从白云寺回来,程雨惜例行到林城眼科医院检查眼睛。拿出早办好的诊疗卡在自动挂号机上进行挂号,发现以往一直挂的那个眼底科的医生已经满员,她只好换了另一个女医生。
就诊时间选在半个小时之后,程雨惜拿着诊疗手册,先到视力台检查视力,结果不算好,纠正后的视力只有0.5,上个月来检查的时候还是0.6来着,程雨惜的心里没法不慌乱,如果照这样发展下去,失明的那一天指日可待。
视力台的护士翻了翻她的病历,难得温声细语的安慰道,“不要怕,也许是眼镜度数不够了的缘故,拿着上去找医生吧。”

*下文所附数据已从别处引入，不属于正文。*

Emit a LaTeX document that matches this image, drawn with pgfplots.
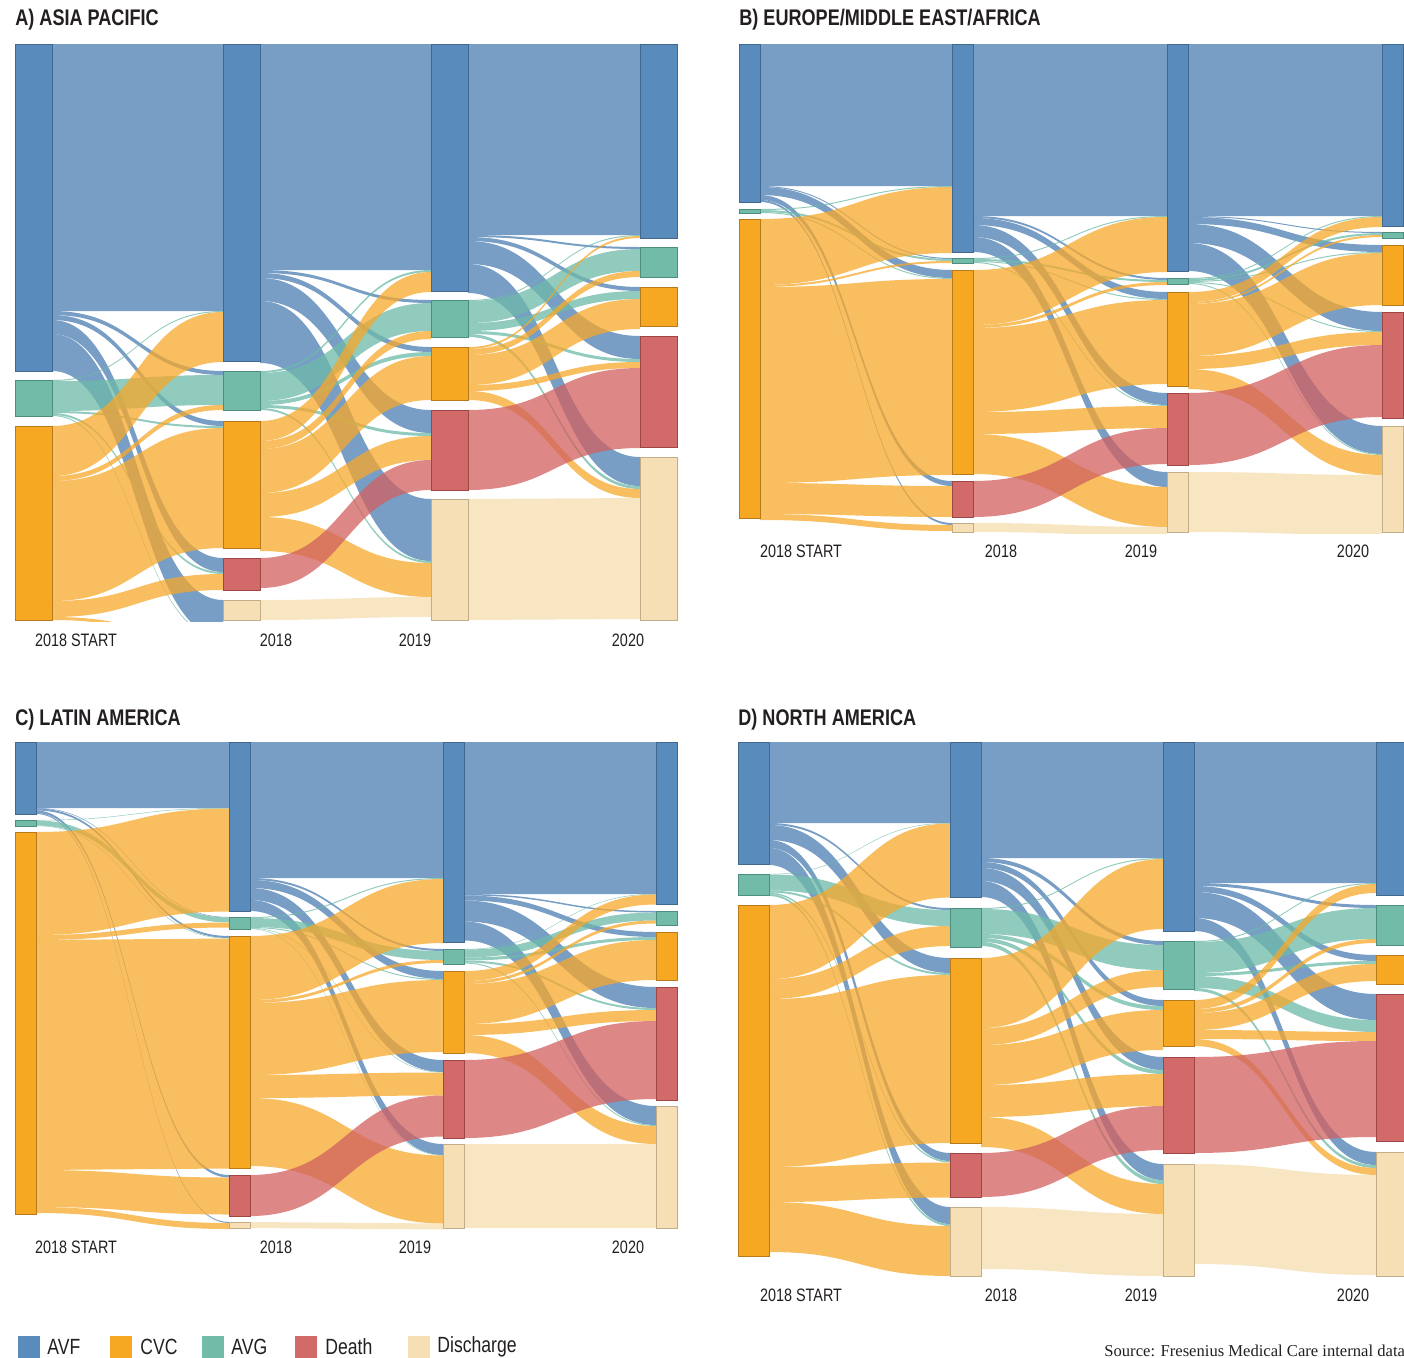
\documentclass[border=0pt]{standalone}
\usepackage{fontspec}
\setmainfont{Liberation Sans}
\newfontfamily\cond{Liberation Sans}[FakeStretch=0.8]
\newfontfamily\srcfont{Liberation Serif}
\usepackage{pgfplots}
\pgfplotsset{compat=1.18}

% node, border and flow colours
\definecolor{avfN}{HTML}{5A8BBD}\definecolor{avfD}{HTML}{41698F}\definecolor{avfF}{HTML}{5A89BA}
\definecolor{cvcN}{HTML}{F7A823}\definecolor{cvcD}{HTML}{B77B1C}\definecolor{cvcF}{HTML}{F7A82B}
\definecolor{avgN}{HTML}{72BBA9}\definecolor{avgD}{HTML}{4E8E7F}\definecolor{avgF}{HTML}{6CB9A7}
\definecolor{deaN}{HTML}{D26A69}\definecolor{deaD}{HTML}{9E4646}\definecolor{deaF}{HTML}{D1605F}
\definecolor{disN}{HTML}{F6DEB5}\definecolor{disD}{HTML}{C2AD8A}\definecolor{disF}{HTML}{F5DCAE}
\definecolor{ink}{HTML}{231F20}
% flow opacity per source
\def\opavf{0.82}\def\opcvc{0.75}\def\opavg{0.75}\def\opdea{0.75}\def\opdis{0.75}

% one axis per panel, 1 px of the reference = 0.5pt
\pgfplotsset{panel/.style n args={4}{hide axis, clip=true, x=0.5pt, y=0.5pt, y dir=reverse,
  xmin=#1, xmax=#2, ymin=#3, ymax=#4, anchor=north west, at={({#1*0.5pt},{-#3*0.5pt})}}}

% column left edges and node width
\newcommand\setcols[5]{%
  \expandafter\gdef\csname cx0\endcsname{#1}\expandafter\gdef\csname cx1\endcsname{#2}%
  \expandafter\gdef\csname cx2\endcsname{#3}\expandafter\gdef\csname cx3\endcsname{#4}%
  \gdef\nw{#5}\gdef\nodelist{}}

% \setnode{col}{name}{top}{height}
\newcommand\setnode[4]{%
  \pgfmathsetmacro\nbot{#3+#4}%
  \pgfmathsetmacro\nxa{\csname cx#1\endcsname}%
  \pgfmathsetmacro\nxb{\nxa+\nw}%
  \expandafter\xdef\csname no#1#2\endcsname{#3}%
  \expandafter\xdef\csname ni#1#2\endcsname{#3}%
  \xdef\nodelist{\unexpanded\expandafter{\nodelist}\noexpand\addplot[draw=#2D, fill=#2N, line width=0.5pt]
    coordinates {(\nxa,#3) (\nxb,#3) (\nxb,\nbot) (\nxa,\nbot)} -- cycle;}}

% \flow{col}{source}{target}{value}
\newcommand\flow[4]{%
  \ifdim#4pt>0pt
  \edef\tc{\the\numexpr#1+1\relax}%
  \pgfmathsetmacro\fxa{\csname cx#1\endcsname+\nw}%
  \pgfmathsetmacro\fxb{\csname cx\tc\endcsname}%
  \pgfmathsetmacro\fxm{(\fxa+\fxb)/2}%
  \edef\fsa{\csname no#1#2\endcsname}%
  \pgfmathsetmacro\fsb{\fsa+#4}%
  \expandafter\xdef\csname no#1#2\endcsname{\fsb}%
  \edef\fta{\csname ni\tc#3\endcsname}%
  \pgfmathsetmacro\ftb{\fta+#4}%
  \expandafter\xdef\csname ni\tc#3\endcsname{\ftb}%
  \edef\tmp{\noexpand\fill[#2F, fill opacity=\csname op#2\endcsname] (axis cs:\fxa,\fsa) .. controls (axis cs:\fxm,\fsa) and (axis cs:\fxm,\fta) .. (axis cs:\fxb,\fta)
    -- (axis cs:\fxb,\ftb) .. controls (axis cs:\fxm,\ftb) and (axis cs:\fxm,\fsb) .. (axis cs:\fxa,\fsb) -- cycle;}%
  \tmp
  \fi}

% \flowrow{col}{source}{to AVF}{to AVG}{to CVC}{to Death}{to Discharge}
\newcommand\flowrow[7]{\flow{#1}{#2}{avf}{#3}\flow{#1}{#2}{avg}{#4}\flow{#1}{#2}{cvc}{#5}%
  \flow{#1}{#2}{dea}{#6}\flow{#1}{#2}{dis}{#7}}

\begin{document}
\begin{tikzpicture}
\path[use as bounding box] (0,0) rectangle (702pt,-679pt);

% ---------------- A) Asia Pacific
\begin{axis}[panel={14}{678}{43}{621}]
\setcols{15}{223}{431}{640}{37}
\setnode{0}{avf}{44}{327}\setnode{0}{avg}{380}{36}\setnode{0}{cvc}{426}{194}
\setnode{1}{avf}{44}{317}\setnode{1}{avg}{371}{39}\setnode{1}{cvc}{421}{127}\setnode{1}{dea}{558}{32}\setnode{1}{dis}{600}{20}
\setnode{2}{avf}{44}{247}\setnode{2}{avg}{300}{37}\setnode{2}{cvc}{347}{53}\setnode{2}{dea}{410}{80}\setnode{2}{dis}{499}{121}
\setnode{3}{avf}{44}{194}\setnode{3}{avg}{247}{30}\setnode{3}{cvc}{287}{39}\setnode{3}{dea}{336}{111}\setnode{3}{dis}{457}{163}
\flowrow{0}{avf}{267}{4}{5}{14}{37}
\flowrow{0}{avg}{1}{30}{2}{2}{1}
\flowrow{0}{cvc}{50}{5}{120}{16}{3}
\flowrow{1}{avf}{226}{3}{5}{23}{62}
\flowrow{1}{avg}{2}{28}{4}{3}{2}
\flowrow{1}{cvc}{20}{8}{44}{24}{34}
\flow{1}{dea}{dea}{30}\flow{1}{dis}{dis}{20}
\flowrow{2}{avf}{191}{2}{4}{23}{29}
\flowrow{2}{avg}{1}{22}{8}{3}{3}
\flowrow{2}{cvc}{2}{6}{30}{6}{9}
\flow{2}{dea}{dea}{80}\flow{2}{dis}{dis}{121}
\nodelist
\end{axis}

% ---------------- B) Europe/Middle East/Africa
\begin{axis}[panel={738}{1404}{43}{533}]
\setcols{739}{952}{1167}{1382}{21}
\setnode{0}{avf}{44}{158}\setnode{0}{avg}{209}{4}\setnode{0}{cvc}{219}{299}
\setnode{1}{avf}{44}{208}\setnode{1}{avg}{258}{5}\setnode{1}{cvc}{270}{204}\setnode{1}{dea}{481}{36}\setnode{1}{dis}{523}{9}
\setnode{2}{avf}{44}{227}\setnode{2}{avg}{278}{6}\setnode{2}{cvc}{292}{94}\setnode{2}{dea}{393}{72}\setnode{2}{dis}{472}{60}
\setnode{3}{avf}{44}{182}\setnode{3}{avg}{232}{6}\setnode{3}{cvc}{245}{60}\setnode{3}{dea}{312}{106}\setnode{3}{dis}{426}{106}
\flowrow{0}{avf}{142}{1}{8}{5}{2}
\flowrow{0}{avg}{1}{2}{1}{0}{0}
\flowrow{0}{cvc}{66}{2}{196}{31}{6}
\flowrow{1}{avf}{172}{2}{7}{12}{15}
\flowrow{1}{avg}{1}{2}{1}{1}{0}
\flowrow{1}{cvc}{55}{3}{84}{22}{40}
\flow{1}{dea}{dea}{36}\flow{1}{dis}{dis}{9}
\flowrow{2}{avf}{172}{1}{7}{19}{28}
\flowrow{2}{avg}{1}{2}{1}{1}{1}
\flowrow{2}{cvc}{10}{2}{52}{13}{20}
\flow{2}{dea}{dea}{72}\flow{2}{dis}{dis}{60}
\nodelist
\end{axis}

% ---------------- C) Latin America
\begin{axis}[panel={14}{678}{741}{1229}]
\setcols{15}{229}{443}{656}{21}
\setnode{0}{avf}{742}{72}\setnode{0}{avg}{820}{6}\setnode{0}{cvc}{832}{382}
\setnode{1}{avf}{742}{169}\setnode{1}{avg}{917}{12}\setnode{1}{cvc}{936}{232}\setnode{1}{dea}{1175}{41}\setnode{1}{dis}{1222}{6}
\setnode{2}{avf}{742}{200}\setnode{2}{avg}{949}{15}\setnode{2}{cvc}{971}{82}\setnode{2}{dea}{1060}{78}\setnode{2}{dis}{1144}{84}
\setnode{3}{avf}{742}{162}\setnode{3}{avg}{911}{14}\setnode{3}{cvc}{932}{48}\setnode{3}{dea}{987}{113}\setnode{3}{dis}{1106}{122}
\flowrow{0}{avf}{66}{0.5}{2}{2.5}{1}
\flowrow{0}{avg}{0.5}{5}{0.5}{0}{0}
\flowrow{0}{cvc}{103}{5}{230}{37}{6}
\flowrow{1}{avf}{136}{2}{8}{12}{11}
\flowrow{1}{avg}{1}{9}{1}{0.5}{0.5}
\flowrow{1}{cvc}{64}{3}{72}{23}{68}
\flow{1}{dea}{dea}{41}\flow{1}{dis}{dis}{6}
\flowrow{2}{avf}{152}{1.5}{5}{21}{19}
\flowrow{2}{avg}{0.5}{8}{3}{2}{1}
\flowrow{2}{cvc}{10}{3}{40}{11}{18}
\flow{2}{dea}{dea}{78}\flow{2}{dis}{dis}{84}
\nodelist
\end{axis}

% ---------------- D) North America
\begin{axis}[panel={737}{1404}{741}{1277}]
\setcols{738}{950}{1163}{1376}{31}
\setnode{0}{avf}{742}{122}\setnode{0}{avg}{874}{21}\setnode{0}{cvc}{905}{351}
\setnode{1}{avf}{742}{155}\setnode{1}{avg}{908}{39}\setnode{1}{cvc}{958}{185}\setnode{1}{dea}{1153}{44}\setnode{1}{dis}{1207}{69}
\setnode{2}{avf}{742}{189}\setnode{2}{avg}{941}{48}\setnode{2}{cvc}{1000}{46}\setnode{2}{dea}{1057}{96}\setnode{2}{dis}{1164}{112}
\setnode{3}{avf}{742}{153}\setnode{3}{avg}{905}{40}\setnode{3}{cvc}{955}{29}\setnode{3}{dea}{994}{147}\setnode{3}{dis}{1152}{124}
\flowrow{0}{avf}{81}{2}{15}{8}{17}
\flowrow{0}{avg}{0.5}{16}{2}{1.5}{2}
\flowrow{0}{cvc}{74}{20}{168}{35}{50}
\flowrow{1}{avf}{116}{4}{6}{13}{16}
\flowrow{1}{avg}{1}{25}{4}{4}{4}
\flowrow{1}{cvc}{70}{17}{40}{32}{30}
\flow{1}{dea}{dea}{44}\flow{1}{dis}{dis}{62}
\flowrow{2}{avf}{141}{3}{6}{26}{13}
\flowrow{2}{avg}{1}{31}{3}{12}{3}
\flowrow{2}{cvc}{9}{4}{17}{9}{7}
\flow{2}{dea}{dea}{96}\flow{2}{dis}{dis}{100}
\nodelist
\end{axis}

% ---------------- titles, column labels, legend, source
\begin{scope}[x=0.5pt, y=-0.5pt, every node/.style={inner sep=0pt, text=ink}]
\tikzset{ttl/.style={anchor=west, font=\cond\bfseries\fontsize{11.3}{13}\selectfont},
  yr/.style={font=\cond\fontsize{9}{11}\selectfont},
  lg/.style={anchor=west, font=\cond\fontsize{11}{13}\selectfont}}
\node[ttl] at (15,20) {A) ASIA PACIFIC};
\node[ttl] at (739,20) {B) EUROPE/MIDDLE EAST/AFRICA};
\node[ttl] at (15,720) {C) LATIN AMERICA};
\node[ttl] at (738,720) {D) NORTH AMERICA};
\foreach \yy/\xa/\xb/\xc/\xd in {640/76/276/415/628, 551/801/1001/1141/1353, 1247/76/276/415/628, 1295/801/1001/1141/1353}{
  \node[yr] at (\xa,\yy) {2018 START};
  \node[yr] at (\xb,\yy) {2018};
  \node[yr] at (\xc,\yy) {2019};
  \node[yr] at (\xd,\yy) {2020};
}
\foreach \xa/\xt/\cc/\tt in {18/47/avfN/AVF, 110/140/cvcN/CVC, 202/231/avgN/AVG, 295/325/deaN/Death, 408/437/disN/Discharge}{
  \fill[\cc] (\xa,1336) rectangle (\xa+22,1358);
  \node[lg] at (\xt,1347) {\tt};
}
\node[anchor=west, font=\srcfont\fontsize{8.3}{10}\selectfont] at (1104,1351) {Source: Fresenius Medical Care internal data};
\end{scope}
\end{tikzpicture}
\end{document}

程雨惜有些恍惚的随着人流到了四层,将诊疗手册和挂号的小票给了分诊护士。
“张大夫诊室里还有一个病人,你先坐着等一会儿,那个病人出来我叫你。”
“哦。”她应了一声,在旁边的休息椅上坐下,心里还是一团乱。
不由得想起当初得病的情形,那时候她才15岁,正上初三,在中考的压力之下每日伏案看书做题,渐渐觉得视力越来越差,黑板是根本看不清了,她也不听讲,只是自己琢磨。以为是近视,却也没在意,直到放寒假回去,母亲宋英梅发现她无论看书还是看电视,都快将头埋进去了,才着急的问她眼睛到底怎么了,她只是说近视了,配个眼镜就好了。她这个年纪正是近视的高发期,宋英梅听她这样说略微放下心,第二天便把她带到S市的眼科医院做检查,谁知这一检查便检查出了问题。
无论拿多少度数的眼镜来试,她的视力最多只有0.1,验光的医生感觉不对劲,马上叫来门诊的医生,将她带入一个小黑屋再次验光之后,又拿着各种仪器一一检查之后,两位医生面色凝重的下了诊断,“球后视神经炎,情况不乐观,必须马上住院。”
那时她和妈妈对这个听都没听过的名词一头雾水,听医生的语气,这是很少见但是很严重的眼疾,若非她们及时发现极有可能导致失明。
宋英梅心惊,马上打电话给丈夫程瑞,要他赶紧带钱过来,自己先陪着女儿办住院手续。直到晚上躺在医院的病床上,程雨惜还是无法相信发生在自己身上的事。
宋英梅则是气极了,更后怕极了,哭着责骂她,“你怎么这么糊涂,眼睛看不到为什么不早点说,如果不是我今天带你来医院你要怎么办?要是真的什么也看不见了,你叫我跟你爸爸怎么办?”
她当时也害怕的哭了出来,失明,瞎子,盲人,这样的名词,那样的世界,她还这么年轻,死也不要与它们扯上任何关系。
她在恐慌中哭泣,越哭泣越恐慌,就那样度过了最初的三天,每日眼睛都哭得肿肿的,直到第四天遇到那个和她有同样遭遇的男孩。
一转眼,十年过去了,如今想起来,心中的恐慌还是挥之不去,她虽然看上去与常人无异,可是只有自己知道这双患病的眼睛带给她多少绝望和恐惧。